During the development of this project, we explored several architectures and configuration variants to optimize performance.

### 2.1 Architectures Compared
| Model | Pros | Cons | Decision |
| --- | --- | --- | --- |
| **Custom CNN** | Small footprint | Higher loss, limited generalization | Baseline |
| **ResNet18** | Pre-trained weights, effective skip connections | Heavier than Custom CNN | **Selected** |
| **EfficientNet** | SOTA performance | Slower training on CPUs | Secondary |
| **Decision Trees** | Interpretable | Poor performance on raw pixel data | Rejected |

### 2.2 Variations and Experiments
- **With vs Without Dropout**: 
    - *Observation*: Without dropout, the model reached 99% training accuracy but only 85% validation. Adding a Dropout layer (p=0.5) before the final FC layer improved validation to 92%.
- **Extra Inner Layers**: 
    - *Experiment*: Added two dense layers of 512 units each.
    - *Result*: No significant gain in accuracy; increased training time and risk of overfitting. Simplified back to a single FC output layer.
- **Freezing Base Layers**: 
    - Initially, all layers were frozen. Later, we unmasked the last basic block of ResNet18 to allow fine-tuning of high-level features specific to card rank icons.

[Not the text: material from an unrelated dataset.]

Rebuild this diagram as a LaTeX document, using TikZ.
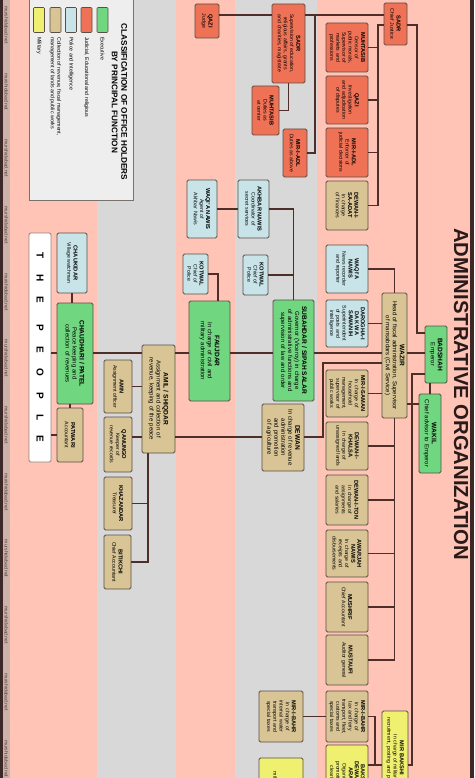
\documentclass[tikz,border=0pt]{standalone}
\usepackage{fontspec}
\setmainfont{Liberation Sans}
\usetikzlibrary{calc}
\hyphenpenalty=10000
\exhyphenpenalty=10000
\definecolor{salmon}{RGB}{255,196,181}
\definecolor{bggrey}{RGB}{216,216,216}
\definecolor{edgedark}{RGB}{60,40,38}
\definecolor{wmstrip}{RGB}{205,178,170}
\definecolor{wmtext}{RGB}{80,62,60}
\definecolor{cgreen}{RGB}{112,214,128}
\definecolor{cred}{RGB}{240,114,86}
\definecolor{cblue}{RGB}{200,228,232}
\definecolor{ctan}{RGB}{216,196,148}
\definecolor{cyellow}{RGB}{240,240,112}
\definecolor{boxline}{RGB}{90,78,70}
\definecolor{linkc}{RGB}{78,46,40}
\definecolor{legbg}{RGB}{238,238,238}
\definecolor{titlec}{RGB}{40,26,26}
\def\obts{5.7}
\newcommand\offbox[9][]{%
 \pgfmathsetmacro\obw{#6-#5}%
 \pgfmathsetmacro\obh{#4-#3}%
 \pgfmathsetmacro\obtw{#6-#5-7}%
 \pgfmathsetmacro\obx{(#3+#4)/2}%
 \pgfmathsetmacro\oby{(#5+#6)/2}%
 \node[ob, fill=#7, minimum width=\obw pt, minimum height=\obh pt, text width=\obtw pt, #1] (#2) at (\obx,\oby) {{\bfseries\fontsize{\obts}{6}\selectfont #8}\\#9};%
}
\tikzset{
 ob/.style={draw=boxline, line width=0.8pt, rounded corners=1.5pt, rotate=-90, align=center, inner sep=1pt, font=\fontsize{5.2}{6.2}\selectfont\def\obts{5.7}},
 bigob/.style={font=\fontsize{6}{7}\selectfont\def\obts{6.6}},
 link/.style={draw=linkc, line width=1.1pt},
 swatch/.style={draw=boxline, line width=0.7pt, rounded corners=1pt, minimum width=11pt, minimum height=25pt, inner sep=0pt},
 leglabel/.style={rotate=-90, anchor=west, inner sep=0pt, align=left, font=\fontsize{5.3}{6.3}\selectfont},
 wm/.style={rotate=-90, inner sep=0pt, font=\fontsize{5}{5.5}\selectfont, text=wmtext},
}
\begin{document}
\begin{tikzpicture}[x=1pt,y=-1pt]
\useasboundingbox (0,0) rectangle (474,778);
% background stripes
\fill[edgedark] (0,0) rectangle (3,778);
\fill[wmstrip] (3,0) rectangle (10,778);
\fill[salmon] (10,0) rectangle (97,778);
\fill[bggrey] (97,0) rectangle (176,778);
\fill[salmon] (176,0) rectangle (235,778);
\fill[bggrey] (235,0) rectangle (317,778);
\fill[salmon] (317,0) rectangle (470,778);
\fill[edgedark] (470,0) rectangle (474,778);
\foreach \k in {0,...,11}{
  \node[wm] (wm\k) at (6.5,{25+66.7*\k}) {murshidabad.net};
}
% title
\node[rotate=-90, inner sep=0pt, text=titlec, font=\fontsize{20.3}{24}\selectfont\bfseries] (title) at (461,394) {ADMINISTRATIVE ORGANIZATION};
% legend
\node[draw=boxline!80, fill=legbg, line width=0.8pt, minimum width=104pt, minimum height=205pt, inner sep=0pt] (legend) at (81,97.5) {};
\node[rotate=-90, align=center, inner sep=0pt, font=\fontsize{8.2}{9.5}\selectfont\bfseries] (legtitle) at (119.5,102) {CLASSIFICATION OF OFFICE HOLDERS\\BY PRINCIPAL FUNCTION};
\node[swatch, fill=cgreen] (sw1) at (102.5,20) {};
\node[swatch, fill=cred] (sw2) at (86.5,20) {};
\node[swatch, fill=cblue] (sw3) at (71,20) {};
\node[swatch, fill=ctan] (sw4) at (55.5,20) {};
\node[swatch, fill=cyellow] (sw5) at (39,20) {};
\node[leglabel] (lb1) at (102.5,37) {Executive};
\node[leglabel] (lb2) at (86.5,37) {Judicial, Educational and religious};
\node[leglabel] (lb3) at (71,37) {Police and Intelligence};
\node[leglabel] (lb4) at (55.5,37) {Collection of revenue, fiscal management,\\management of lands and public works};
\node[leglabel] (lb5) at (39,37) {Military};
% the people
\node[rotate=-90, draw=boxline!70, fill=white, line width=0.8pt, rounded corners=1.5pt, minimum width=229pt, minimum height=22pt, inner sep=0pt, font=\fontsize{10}{12}\selectfont\bfseries] (people) at (40,347.5) {T\hspace{15.4pt}H\hspace{15.4pt}E\hspace{21.3pt}P\hspace{15.4pt}E\hspace{15.4pt}O\hspace{15.4pt}P\hspace{15.4pt}L\hspace{15.4pt}E};
% central level
\offbox{sadrcj}{384}{407}{3}{45}{cred}{SADR}{Chief Justice}
\offbox{muhc}{326}{368}{23}{72}{cred}{MUHTASIB}{Censor of public morals, Supervisor of markets and professions}
\offbox{qazic}{326}{368}{76}{124}{cred}{QAZI}{Investigation and adjudication of disputes}
\offbox{miradlc}{326}{368}{128}{177}{cred}{MIR-I-ADL}{Enforcer of judicial decisions}
\offbox{dsa}{326}{368}{181}{230}{ctan}{DEWAN-I-\\SA-ADAT}{In charge of finances}
\offbox{waqiac}{326}{368}{245}{293}{cblue}{WAQI'A\\NAWIS}{News recorder and reporter}
\offbox{darogha}{326}{368}{300}{347}{cblue}{DAROGHA-I\\DAK WA\\SAWANIH}{Superintendent of posts and intelligence}
\offbox{mirsaman}{326}{368}{370}{417}{ctan}{MIR-I-SAMAN}{In charge of household management, supervisor of public works}
\offbox{dkhalsa}{326}{368}{422}{470}{ctan}{DEWAN-I-\\KHALSA}{In charge of unassigned lands}
\offbox{dton}{326}{368}{475}{525}{ctan}{DEWAN-I-TON}{In charge of assignments and salaries}
\offbox{awarjah}{326}{368}{530}{577}{ctan}{AWARJAH\\NAWIS}{In charge of receipts and disbursements}
\offbox{mushrif}{326}{368}{582}{632}{ctan}{MUSHRIF}{Chief Accountant}
\offbox{mustaufi}{326}{368}{635}{685}{ctan}{MUSTAUFI}{Auditor general}
\offbox{mibc}{326}{368}{691}{742}{ctan}{MIR-I-BAHR}{In charge of tax and ferry transport, fleet, customs and special taxes}
\offbox{bda}{326}{368}{745}{805}{cyellow}{BAKSHI\\DEWAN-I-\\ARAZ}{Organizes\\promotions,\\clearing}
\offbox[bigob, text width=118pt]{wazir}{382}{407}{293}{418}{ctan}{WAZIR}{Head of fiscal administration, Supervisor of mansabdars (Civil Service)}
\offbox{mirbak}{382}{408}{711}{805}{cyellow}{MIR BAKSHI}{In charge of military\\recruitment, posting and promotion}
\offbox[bigob]{badshah}{425}{447}{326}{383}{cgreen}{BADSHAH}{Emperor}
\offbox[bigob, text width=74pt]{wakil}{419}{441}{394}{473}{cgreen}{WAKIL}{Chief advisor to Emperor}
% provincial level
\offbox{sadrp}{272}{305}{4}{83}{cred}{SADR}{Supervision of education, religious affairs, grants and charities, magistrate}
\offbox{qazip}{195}{219}{4}{38}{cred}{QAZI}{Judge}
\offbox{muhp}{252}{279}{86}{135}{cred}{MUHTASIB}{Duties as at center}
\offbox{miradlp}{283}{307}{129}{177}{cred}{MIR-I-ADL}{Duties as above}
\offbox{akhbar}{238}{269}{180}{238}{cblue}{AKHBAR NAWIS}{Coordinator of secret services}
\offbox{waqiap}{187}{217}{180}{238}{cblue}{WAQI'A NAWIS}{Agent of Akhbar Nawis}
\offbox{kotwalp}{243}{268}{255}{295}{cblue}{KOTWAL}{Chief of Police}
\offbox{kotwald}{183}{208}{254}{294}{cblue}{KOTWAL}{Chief of Police}
\offbox[bigob]{subahdar}{273}{314}{300}{401}{cgreen}{SUBAHDAR / SIPAH SALAR}{Governor (Viceroy) in charge of administrative functions and supervision of law and order}
\offbox[bigob]{faujdar}{189}{230}{301}{401}{cgreen}{FAUJDAR}{In charge of civil and military administration}
\offbox[bigob]{dewanp}{262}{304}{404}{471}{ctan}{DEWAN}{In charge of revenue administration and promotion of agriculture}
\offbox[bigob]{amil}{142}{175}{345}{453}{ctan}{AMIL / SHIQDAR}{Assignment and collection of revenue, keeping of the peace}
\offbox{mibp}{259}{303}{691}{742}{ctan}{MIR-I-BAHR}{In charge of internal water transport and special taxes}
\offbox{bakp}{259}{303}{758}{830}{cyellow}{BAKSHI}{In charge of military recruitment}
% local level
\offbox[bigob]{chaud}{57}{93}{303}{404}{cgreen}{CHAUDHARI / PATEL}{Peace keeping and collection of revenues}
\offbox{chauk}{57}{87}{233}{293}{cblue}{CHAUKIDAR}{Village watchman}
\offbox{patwari}{57}{83}{408}{462}{ctan}{PATWARI}{Accountant}
\offbox{amin}{104}{132}{360}{413}{ctan}{AMIN}{Assignment officer}
\offbox{qanungo}{104}{132}{417}{472}{ctan}{QANUNGO}{Keeper of revenue records}
\offbox{khaz}{104}{132}{477}{530}{ctan}{KHAZANDAR}{Treasurer}
\offbox{bitik}{104}{131}{535}{589}{ctan}{BITIKCHI}{Chief Accountant}
% junction coordinates
\coordinate (jA) at (378,25);
\coordinate (jB) at (417,25);
\coordinate (yB) at (0,333);
\coordinate (jC) at (315,15);
\coordinate (jD) at (148,453);
\coordinate (jE) at (323,363);
\coordinate (jG) at (375,765);
\coordinate (jH) at (412,374);
\coordinate (yM) at (0,353);
\coordinate (yQ) at (0,437);
\coordinate (yW) at (0,404);
% connectors: judicial
\draw[link] (sadrcj.south |- jA) -- (jA) |- (dsa.north);
\draw[link] (jA |- muhc.north) -- (muhc.north);
\draw[link] (jA |- qazic.north) -- (qazic.north);
\draw[link] (jA |- miradlc.north) -- (miradlc.north);
\draw[link] (sadrcj.north |- jB) -- (jB) |- (badshah.south |- yB);
\draw[link] (sadrcj.south |- jC) -- (sadrp.north |- jC);
\draw[link] (jC) |- (miradlp.north);
\draw[link] (qazip.north |- jC) -- (sadrp.south |- jC);
\draw[link] (sadrp.east) |- (muhp.north);
% police / intelligence
\draw[link] (akhbar.south) -- (waqiap.north);
\draw[link] (akhbar.north) -| (subahdar.west);
\draw[link] (kotwalp.north) -- (kotwalp.north -| subahdar.west);
\draw[link] (kotwald.north) -| ([xshift=8.5pt]faujdar.west);
% main chain
\draw[link] (people.north |- yM) -- (chaud.south |- yM);
\draw[link] (chaud.north |- yM) -- (amil.south |- yM);
\draw[link] (amil.north |- yM) -- (faujdar.south |- yM);
\draw[link] (faujdar.north |- yM) -- (subahdar.south |- yM);
\draw[link] (subahdar.north |- yM) -- (wazir.south |- yM);
\draw[link] (wazir.north |- yM) -- (badshah.south |- yM);
% village
\draw[link] (chauk.east) -- (chauk.east |- chaud.west);
\draw[link] (patwari.west |- chaud.east) -- (patwari.west);
\draw[link] (patwari.south) -- (patwari.south -| people.north);
% district revenue
\draw[link] (amin.north) -- (amin.north -| amil.south);
\draw[link] (qanungo.north |- yQ) -- (amil.south |- yQ);
\draw[link] (jD) |- (bitik.north);
\draw[link] (khaz.north) -- (khaz.north -| jD);
\draw[link] (dewanp.south |- yQ) -- (amil.north |- yQ);
\draw[link] (dewanp.north |- yQ) -| (jE) -- (jE -| wazir.south);
% wazir subordinates
\draw[link] (waqiac.north) -| (wazir.west);
\draw[link] (darogha.north) -- (darogha.north -| wazir.south);
\draw[link] (mirsaman.north) -- (mirsaman.north -| wazir.south);
\draw[link] (wazir.east) |- (mustaufi.north);
\draw[link] (wazir.east |- dkhalsa.north) -- (dkhalsa.north);
\draw[link] (wazir.east |- dton.north) -- (dton.north);
\draw[link] (wazir.east |- awarjah.north) -- (awarjah.north);
\draw[link] (wazir.east |- mushrif.north) -- (mushrif.north);
% naval / military
\draw[link] (mibp.north) -- (mibc.south);
\draw[link] (mibc.north) -| (jG);
\draw[link] (bda.north |- jG) -- (mirbak.south |- jG);
\draw[link] (badshah.south |- jH) -- (jH) |- (mirbak.north |- jG);
% emperor / wakil
\draw[link] (wakil.west) -- (wakil.west |- badshah.east);
\draw[link] (wazir.north |- yW) -- (wakil.south |- yW);
\end{tikzpicture}
\end{document}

### 2.3 Feature Importance for Images
In imaging tasks, 'Feature Importance' is often visualized via Gradient CAMs. For cards, the model consistently focuses on:
1. **Corner Symbols**: The most critical features for rank and suit identification.
2. **Internal Symbols**: Help confirm the card suite.
3. **Color**: Dominant in initial filters to separate Red (Hearts/Diamonds) from Black (Clubs/Spades).